MPs heard that 162 people were referred to Prevent last year for concerns relating to school massacres.

“I think part of what this public inquiry needs to establish is when Prevent look at things, what they regard as terror, because my understanding of this case is because they didn’t think that the killer had an ideology that therefore he wasn’t a risk in the same way that somebody who might have an ideological motive might (be).

“But just because you don’t have an ideological motive doesn’t mean that you can’t be a mass killer and incredibly dangerous.”

Axel Rudakubana court case
A prison van, watched by protesters, leaves Liverpool Crown Court, where Axel Rudakubana, 18, was detained for life with a minimum term of 52 years (Peter Byrne/PA)

Speaking on the same programme, Conservative Party leader Kemi Badenoch said Rudakubana should have been given a longer jail term.

He was unable to be given a full-life sentence because he was 17 when he carried out the murders.

Ms Badenoch told Sky News: “If he had done this 10 days later he would have been eligible for a whole-life sentence.

“What I want to make sure is victims don’t have to see their perpetrators after such serious and heinous crimes.”

Asked about the death penalty, she said: “I personally don’t think that would solve things… I don’t think that’s the way we should go.”

Ms Reeves said it was wrong that Rudakubana was able to view harmful material online before the attack, which may have led to his fixation on violence.

She repeated comments made by her Cabinet colleague Ms Cooper, who last week told Parliament that companies should take down content immediately.

She had said: “We are urging the companies to take responsibility now and not continue to profit from really dangerous material that is putting kids at risk.”

Ms Reeves told Sunday With Laura Kuenssberg on BBC One: “It is totally unacceptable the fact that the killer, before he went on to commit those horrific crimes, was able to access really easily on some of the online platforms, such hateful material and those companies have got a moral responsibility to take that content down and make it harder for people to access it.”

She said the Government would be introducing measures in the Online Safety Bill that would force companies to take similar material down.

However, she added: “There’s nothing stopping the companies taking down that material now.”

Reform UK leader Nigel Farage, a supporter of Elon Musk, called on the X owner to take down any terrorist material that may be on his platform.

Asked whether Mr Musk should take down a video of a high-profile stabbing in Sydney that was watched by Rudakubana, Mr Farage told LBC: “If you tell me it’s still there.”

He was told the video was still available, and responded: “It should come down.
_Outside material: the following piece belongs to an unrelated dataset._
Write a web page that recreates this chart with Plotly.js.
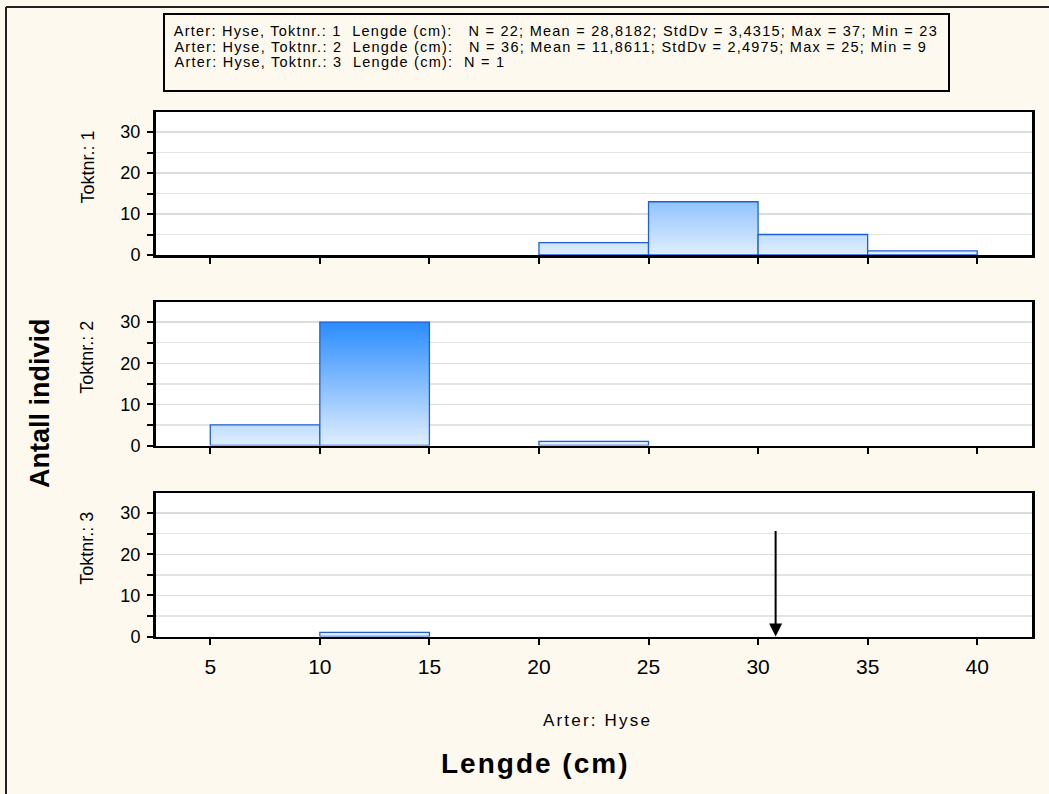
<!DOCTYPE html>
<html>
<head>
<meta charset="utf-8">
<script src="https://cdn.plot.ly/plotly-3.0.1.min.js"></script>
<style>
html,body{margin:0;padding:0;background:#FEF9EE;}
.annotation[data-index="0"] text,
.annotation[data-index="1"] text,
.annotation[data-index="2"] text{letter-spacing:1.25px;}
.annotation[data-index="4"] text{letter-spacing:2.2px;}
.annotation[data-index="5"] text{letter-spacing:2px;}
</style>
</head>
<body>
<div id="chart" style="width:1049px;height:794px;"></div>
<script>
// ---- data ----
const binStarts = [5, 10, 15, 20, 25, 30, 35];
const binWidth = 5;
const panelNames = ["Toktnr.: 1", "Toktnr.: 2", "Toktnr.: 3"];
const counts1 = [0, 0, 0, 3, 13, 5, 1];
const counts2 = [5, 30, 0, 1, 0, 0, 0];
const counts3 = [0, 1, 0, 0, 0, 0, 0];
const summaryLines = [
  "Arter: Hyse, Toktnr.: 1  Lengde (cm):   N = 22; Mean = 28,8182; StdDv = 3,4315; Max = 37; Min = 23",
  "Arter: Hyse, Toktnr.: 2  Lengde (cm):   N = 36; Mean = 11,8611; StdDv = 2,4975; Max = 25; Min = 9",
  "Arter: Hyse, Toktnr.: 3  Lengde (cm):  N = 1"
];
const xTicks = [5, 10, 15, 20, 25, 30, 35, 40];
const yTicks = [0, 10, 20, 30];
const arrowX = 30.8;
const arrowTopY = 26;

const allCounts = [counts1, counts2, counts3];
const W = 1049, H = 794;
const px = v => v / W;
const py = v => 1 - v / H;

const panels = [[112, 255], [302, 445.5], [493, 636.5]];
const font = "Liberation Sans, Arial, sans-serif";

const traces = [];
allCounts.forEach((counts, p) => {
  const sfx = p === 0 ? "" : String(p + 1);
  counts.forEach((c, i) => {
    if (c <= 0) return;
    const x0 = binStarts[i], x1 = binStarts[i] + binWidth;
    traces.push({
      type: "scatter", mode: "lines",
      x: [x0, x0, x1, x1, x0],
      y: [0, c, c, 0, 0],
      xaxis: "x" + sfx, yaxis: "y" + sfx,
      fill: "toself",
      fillgradient: {type: "vertical", start: 0, stop: 30,
        colorscale: [[0, "#E0EEFD"], [1, "#2A8CFF"]]},
      line: {color: "#1E5FD8", width: 1.3},
      hoverinfo: "skip", showlegend: false
    });
  });
});

const layout = {
  width: W, height: H,
  margin: {l: 0, r: 0, t: 0, b: 0},
  paper_bgcolor: "#FEF9EE",
  plot_bgcolor: "#FFFFFF",
  showlegend: false,
  font: {family: font, color: "#000"},
  annotations: [],
  shapes: []
};

panels.forEach((pp, p) => {
  const sfx = p === 0 ? "" : String(p + 1);
  const xa = "xaxis" + sfx, ya = "yaxis" + sfx;
  layout[xa] = {
    domain: [px(155.5), px(1032)],
    range: [2.5, 42.5],
    anchor: "y" + sfx,
    tickvals: xTicks,
    ticktext: xTicks.map(String),
    showticklabels: p === 2,
    ticks: "outside", ticklen: 6, tickwidth: 2, tickcolor: "#000",
    ticklabelstandoff: 4,
    showgrid: false, zeroline: false,
    showline: true, linecolor: "#000", linewidth: 2.5, mirror: true,
    tickfont: {size: 21, family: font, color: "#000"}
  };
  layout[ya] = {
    domain: [py(pp[1]), py(pp[0])],
    range: [0, 34.9],
    anchor: "x" + sfx,
    tickvals: yTicks,
    ticktext: yTicks.map(String),
    ticks: "outside", ticklen: 6, tickwidth: 2, tickcolor: "#000",
    ticklabelstandoff: 3,
    minor: {tickvals: [5, 15, 25], ticks: "outside", ticklen: 6, tickwidth: 2, tickcolor: "#000",
            showgrid: true, gridcolor: "#E4E4E4", gridwidth: 1.5},
    showgrid: true, gridcolor: "#DCDCDC", gridwidth: 1.5,
    zeroline: false,
    showline: true, linecolor: "#000", linewidth: 2.5, mirror: true,
    tickfont: {size: 18, family: font, color: "#000"}
  };
});

// summary box
layout.shapes.push({type: "rect", xref: "paper", yref: "paper",
  x0: px(164), x1: px(949), y0: py(91), y1: py(14),
  line: {color: "#000", width: 2}, fillcolor: "rgba(0,0,0,0)"});
const lineMid = [31, 46.5, 62];
const summarySpacing = 1.25;
summaryLines.forEach((t, i) => {
  // letter-spacing (CSS) widens text symmetrically; shift by half the added width
  const shift = t.length * summarySpacing / 2;
  layout.annotations.push({xref: "paper", yref: "paper", x: px(172 + shift), y: py(lineMid[i]),
    xanchor: "left", yanchor: "middle", showarrow: false, text: t,
    font: {size: 14.5, family: font, color: "#000"}});
});

// outer frame (top and left)
layout.shapes.push({type: "line", xref: "paper", yref: "paper",
  x0: px(6), x1: 1, y0: py(7), y1: py(7), line: {color: "#222", width: 2}});
layout.shapes.push({type: "line", xref: "paper", yref: "paper",
  x0: px(6), x1: px(6), y0: py(7), y1: 0, line: {color: "#222", width: 2}});

// titles
layout.annotations.push({xref: "paper", yref: "paper", x: px(40), y: py(403),
  xanchor: "center", yanchor: "middle",
  text: "<b>Antall individ</b>", textangle: -90, showarrow: false,
  font: {size: 27, family: font, color: "#000"}});
layout.annotations.push({xref: "paper", yref: "paper", x: px(597), y: py(720),
  xanchor: "center", yanchor: "middle",
  text: "Arter: Hyse", showarrow: false,
  font: {size: 17, family: font, color: "#000"}});
layout.annotations.push({xref: "paper", yref: "paper", x: px(535), y: py(763),
  xanchor: "center", yanchor: "middle",
  text: "<b>Lengde (cm)</b>", showarrow: false,
  font: {size: 28, family: font, color: "#000"}});

// arrow
layout.annotations.push({xref: "x3", yref: "y3", x: arrowX, y: 0,
  axref: "x3", ayref: "y3", ax: arrowX, ay: arrowTopY,
  showarrow: true, arrowhead: 2, arrowsize: 1.3, arrowwidth: 2, arrowcolor: "#000", text: ""});

// panel titles
panels.forEach((pp, p) => {
  layout.annotations.push({xref: "paper", yref: "paper", x: px(87), y: py((pp[0] + pp[1]) / 2 - 16),
    xanchor: "center", yanchor: "middle",
    text: panelNames[p], textangle: -90, showarrow: false,
    font: {size: 18, family: font, color: "#000"}});
});

Plotly.newPlot("chart", traces, layout, {displayModeBar: false, staticPlot: true});
</script>
</body>
</html>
Of course it should.”

It comes as people buying knives online will have to submit photo ID at the point of sale and again on delivery as part of stricter age verification checks to be introduced by the Government in the wake of the Southport attack.

Under the new two-step system, which will be mandated for all retailers selling blades online, buyers may need to submit an official document such as a passport or driving licence, as well as proof of address, before showing ID again on delivery.

The sale of knives with a fixed blade of more than three inches long to under-18s is illegal in England and Wales, with retailers facing fines or prosecution if they breach the law.

Current laws require sellers to operate an age verification system that is likely to prevent a person under 18 from buying a knife, but the legislation does not stipulate the elements of such systems.